Eine SRF-Sendung belächelt erschöpfte Lokiführer, berichtet über «verschissene WCs im Bundeshaus» und bezeichnet den Chocolatier Jürg Läderach (72) als «W...». Was läuft da?
Die Frage drängt sich auf, da die SRG hauptsächlich durch Gebühren finanziert wird. Und weil das Medienhaus verpflichtet ist, Service public zu leisten. Das heisst: Die SRG muss zur Bildung beitragen, zur kulturellen Entfaltung, zur Meinungsbildung und zur Unterhaltung.
Ein weit gefasster Auftrag, da gerade Unterhaltung subjektiv ist. Was also versteht die SRG darunter? Das Online-Satire-Format «Studio 404» gibt Aufschluss.
Lokführer sollen nicht jammern
Ein Beispiel: Der Komiker Jozo Brica macht sich über Lokführer lustig. Warum? Weil sich diese beschwert haben, unter der zunehmenden Reizüberflutung in den digitalisierten Lokführerkabinen zu leiden. Darum seien sie nach der Arbeit oft müde und erschöpft. Da brüllt der Komiker: «Das ist der Sinn von Arbeit!» Ihre Vorgänger auf dem Zug hätten noch Kohle schaufeln müssen. Der Tenor ist unmissverständlich: Hört auf zu jammern!
Dass SRF über erschöpfte Lokführer herzieht, die für die Sicherheit der Fahrgäste zuständig sind, kommt beim Publikum nicht gut an. «Lustig, wenn Influencer erklären, was strenges Arbeiten ist», schreibt jemand in der Kommentarspalte. Oder: «Für das bezahlen wir Gebühren?»
«Verschissene WCs im Bundeshaus»
Ein anderes Video von Studio 404 heisst «Gaggi-Alarm im Bundeshaus». Darin hat Komikerin Jenna Meichtry Wichtiges zu verkünden: «Scheinbar sind die WCs im Bundeshaus verschissen.» Und sie ist auf einer heissen Spur: «Wer ist dafür verantwortlich?»
Studio 404 hat noch mehr auf Lager. In einem Beitrag spricht Komiker Mateo Gudenrath über den Chocolatier Jürg Läderach und sagt zuletzt: «Das Leben lang Schokolade verkaufen und trotzdem ein W... sein.»
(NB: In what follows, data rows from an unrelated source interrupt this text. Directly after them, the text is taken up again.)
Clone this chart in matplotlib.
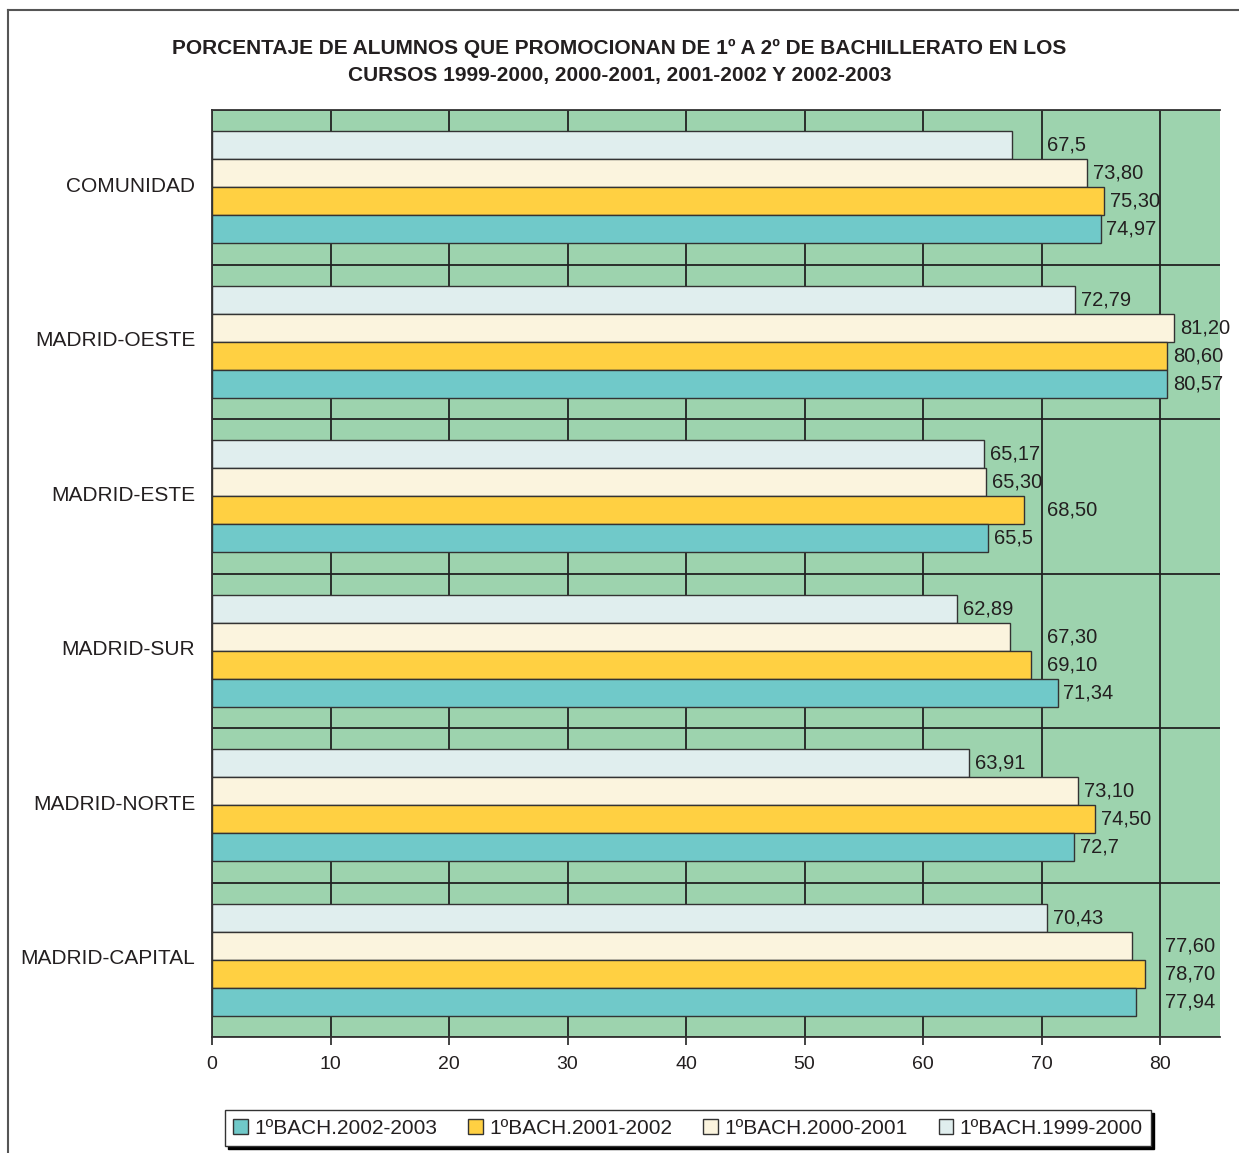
import numpy as np
import matplotlib
matplotlib.use('Agg')
import matplotlib.pyplot as plt
from matplotlib.lines import Line2D

plt.rcParams['font.family'] = ['Liberation Sans', 'DejaVu Sans']

# datos
regiones = ['COMUNIDAD', 'MADRID-OESTE', 'MADRID-ESTE', 'MADRID-SUR',
            'MADRID-NORTE', 'MADRID-CAPITAL']
cursos = ['1999-2000', '2000-2001', '2001-2002', '2002-2003']
v_1999 = [67.5, 72.79, 65.17, 62.89, 63.91, 70.43]
v_2000 = [73.80, 81.20, 65.30, 67.30, 73.10, 77.60]
v_2001 = [75.30, 80.60, 68.50, 69.10, 74.50, 78.70]
v_2002 = [74.97, 80.57, 65.5, 71.34, 72.7, 77.94]
etiquetas_1999 = ['67,5', '72,79', '65,17', '62,89', '63,91', '70,43']
etiquetas_2000 = ['73,80', '81,20', '65,30', '67,30', '73,10', '77,60']
etiquetas_2001 = ['75,30', '80,60', '68,50', '69,10', '74,50', '78,70']
etiquetas_2002 = ['74,97', '80,57', '65,5', '71,34', '72,7', '77,94']
xticks = [0, 10, 20, 30, 40, 50, 60, 70, 80]

series = [v_1999, v_2000, v_2001, v_2002]
etiquetas = [etiquetas_1999, etiquetas_2000, etiquetas_2001, etiquetas_2002]
colores = ['#E0EEEE', '#FBF4DE', '#FFD042', '#70C9C9']
texto = '#231F20'

fig = plt.figure(figsize=(12.39, 11.53), dpi=100)
ax = fig.add_axes([212 / 1239, 1 - 1037 / 1153, 1008 / 1239, 927 / 1153])
ax.set_facecolor('#9DD3AE')

y = np.arange(len(regiones))
h = 0.1812
for j, vals in enumerate(series):
    pos = y + (j - 1.5) * h
    ax.barh(pos, vals, height=h, color=colores[j], edgecolor='#333333',
            linewidth=1.0, zorder=3)
    for yy, v, lab in zip(pos, vals, etiquetas[j]):
        # etiquetas que chocan con la línea de la rejilla se desplazan
        if v % 10 >= 7:
            xl = np.ceil(v / 10) * 10 + 0.45
        else:
            xl = v + 0.5
        ax.text(xl, yy, lab, va='center', ha='left', fontsize=14.5,
                color=texto, zorder=4)

ax.set_xlim(0, 85.05)
ax.set_ylim(len(regiones) - 0.5, -0.5)
ax.set_xticks(xticks)
ax.set_yticks(y - 0.02)
ax.set_yticklabels(regiones)
ax.set_yticks(np.arange(-0.5, len(regiones), 1), minor=True)
ax.tick_params(axis='y', which='both', length=0, pad=12, labelsize=15,
               labelcolor=texto)
ax.tick_params(axis='x', length=6, width=1.2, color='#222222', pad=8,
               labelsize=14, labelcolor=texto)
ax.grid(axis='x', color='#222222', linewidth=1.3, zorder=1)
ax.grid(axis='y', which='minor', color='#222222', linewidth=1.3, zorder=1)
ax.set_axisbelow(True)
for s in ['left', 'bottom', 'top']:
    ax.spines[s].set_color('#333333')
    ax.spines[s].set_linewidth(1.3)
ax.spines['right'].set_visible(False)

fig.text(0.5, 1 - 48 / 1153,
         'PORCENTAJE DE ALUMNOS QUE PROMOCIONAN DE 1º A 2º DE BACHILLERATO EN LOS',
         ha='center', va='center', fontsize=15, fontweight='bold', color=texto)
fig.text(0.5, 1 - 75 / 1153,
         'CURSOS 1999-2000, 2000-2001, 2001-2002 Y 2002-2003',
         ha='center', va='center', fontsize=15, fontweight='bold', color=texto)

# leyenda
orden = [3, 2, 1, 0]
handles = [plt.Rectangle((0, 0), 1, 1, facecolor=colores[k], edgecolor='#333333',
                         linewidth=1.0) for k in orden]
labels = ['1ºBACH.' + cursos[k] for k in orden]
leg = fig.legend(handles, labels, loc='center', ncol=4,
                 bbox_to_anchor=(688 / 1239, 1 - 1128 / 1153),
                 fontsize=15, frameon=True, fancybox=False,
                 shadow={'color': 'black', 'alpha': 1},
                 handlelength=0.7, handleheight=0.7, handletextpad=0.3,
                 columnspacing=1.5, borderpad=0.4)
leg.get_frame().set_edgecolor('#333333')
leg.get_frame().set_linewidth(1.0)
for t in leg.get_texts():
    t.set_color(texto)

# marco de la figura
fig.add_artist(Line2D([8 / 1239, 1], [1 - 10 / 1153, 1 - 10 / 1153],
                      color='#555555', linewidth=1.5, transform=fig.transFigure))
fig.add_artist(Line2D([8 / 1239, 8 / 1239], [0, 1 - 10 / 1153],
                      color='#555555', linewidth=1.5, transform=fig.transFigure))

fig.savefig('out.png', dpi=100)
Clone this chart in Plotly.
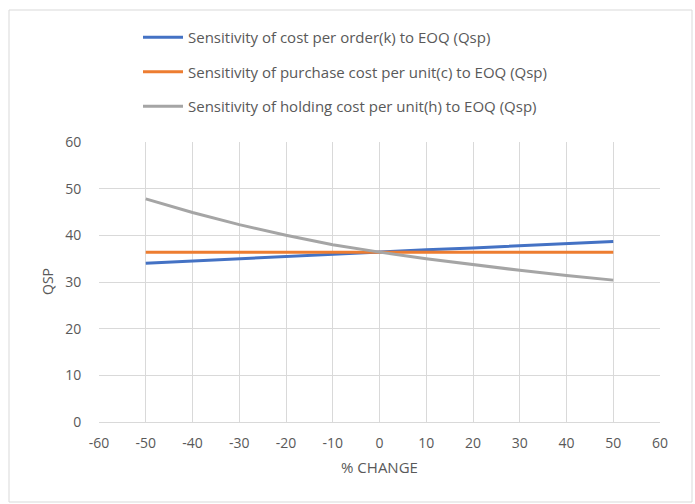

Gelten Beleidigungen als Service public? Natürlich nicht, findet SVP-Nationalrat Gregor Rutz (51). Ohnehin solle die SRG keine Online-Formate produzieren. Zu Studio 404 sagt er: «Die Beiträge sind qualitativ und inhaltlich miserabel.» Die Themensetzung sei nicht nur peinlich, sondern höchst grenzwertig. «Das bietet keinen Mehrwert und ist nicht unterhaltsam.»
Rutz sitzt im Komitee der Halbierungs-Initiative, die die Radio- und TV-Abgabe für Haushalte senken will – von 335 auf 200 Franken. Der SRG würden die Gelder gekürzt. Doch das ist nicht das alleinige Ziel der Initianten. Sie wollen eine Debatte über den Service public lancieren. Für Rutz ist ein Punkt bereits klar: «Solche Online-Formate gehören umgehend eingestellt.»
Die SRG sieht das anders. «Der Auftrag besagt, dass wir Angebote für alle Altersgruppen bieten müssen», sagt Matthias Püntener, Leiter der Jugendprojekte. Das Format Studio 404 diene primär der Unterhaltung junger Menschen, die auf anderen Kanälen kaum zu erreichen seien. Dabei treibe man die Satire auf die Spitze. Und: «Wir gehen teilweise bewusst dorthin, wo es wehtut.»
Die «Unterhaltung junger Menschen» hat einen stolzen Preis. Studio 404 hat ein Jahresbudget von 400’000 Franken zur Verfügung. 15 Leute arbeiten für das Format, das Team wird laufend ergänzt. Ob das im Sinne der Gebührenzahler ist? Anfang 2025 können diese darüber entscheiden. Dann dürfte die Halbierungs-Initiative vors Volk kommen.